Avoid anything K=100—typically I make my darkest gray ~K=90—again, this is hard to do on screen. Ink saturation can be viewed in illustrator, looking at the Color palette where you see the CMYK sliders. But this sort of thing, especially if you want to do a full-color, realistic-looking image like you have on the fuzzmaster general, it's best to do all of the CMYK adjustment in Photoshop, then import the image into Illustrator to auto-trace. But again, I don't typically do more than 64 colors when I do an auto-trace (that's the extreme end; typically it's >32 colors).
The most important part is the black generation portion of that CMYK image prep.

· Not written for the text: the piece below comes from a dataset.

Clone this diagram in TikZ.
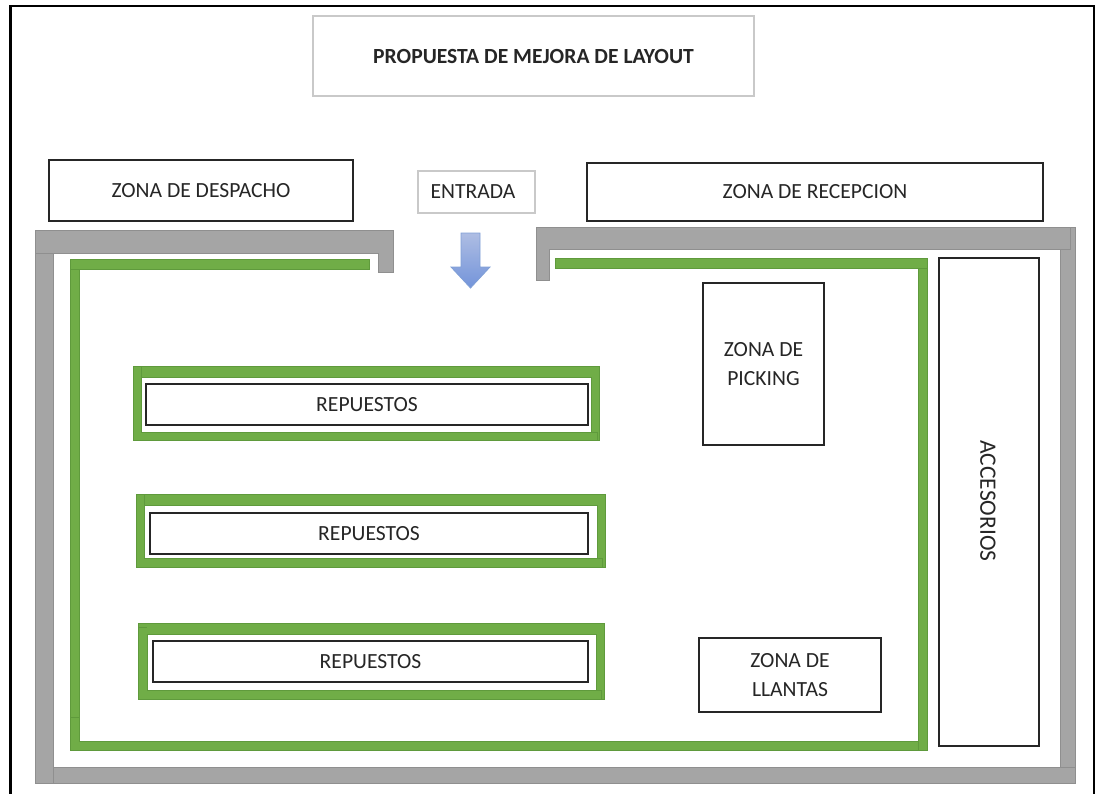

For some applications what I will occasionally do is rather extreme and may not be to everyone's taste. I look at the areas of the design and then look at whatever enclosure color I'm going to use, and see if I can remove any areas of ink that are either the same, or near-as-makes-no-difference the same. Again, I'm personally not into the full, photorealistic graphic end of things.
Here's are two examples. I knew they would both be on black enclosures, and I planned my image adjustment accordingly so that I could 1) have high enough contrast to do what I wanted here, and 2) few enough colors so I could manually tweak them.
So those areas which were dark enough just got deleted in the final print file (again, I've mentioned this, but as a general rule, NEVER make these kinds of destructive changes with your main, working art file; always save-as a new file for print export purposes).
You might be able to tweak the contrast on your base image so more of the dark areas around the smoky, cloudy, aurora-y areas could simply be removed.
Here are the results of those two examples; your mileage may vary:
I hope that is helpful. My process is to see the limitations/intentions of printing on enclosures (simpler is better) and work within those constraints.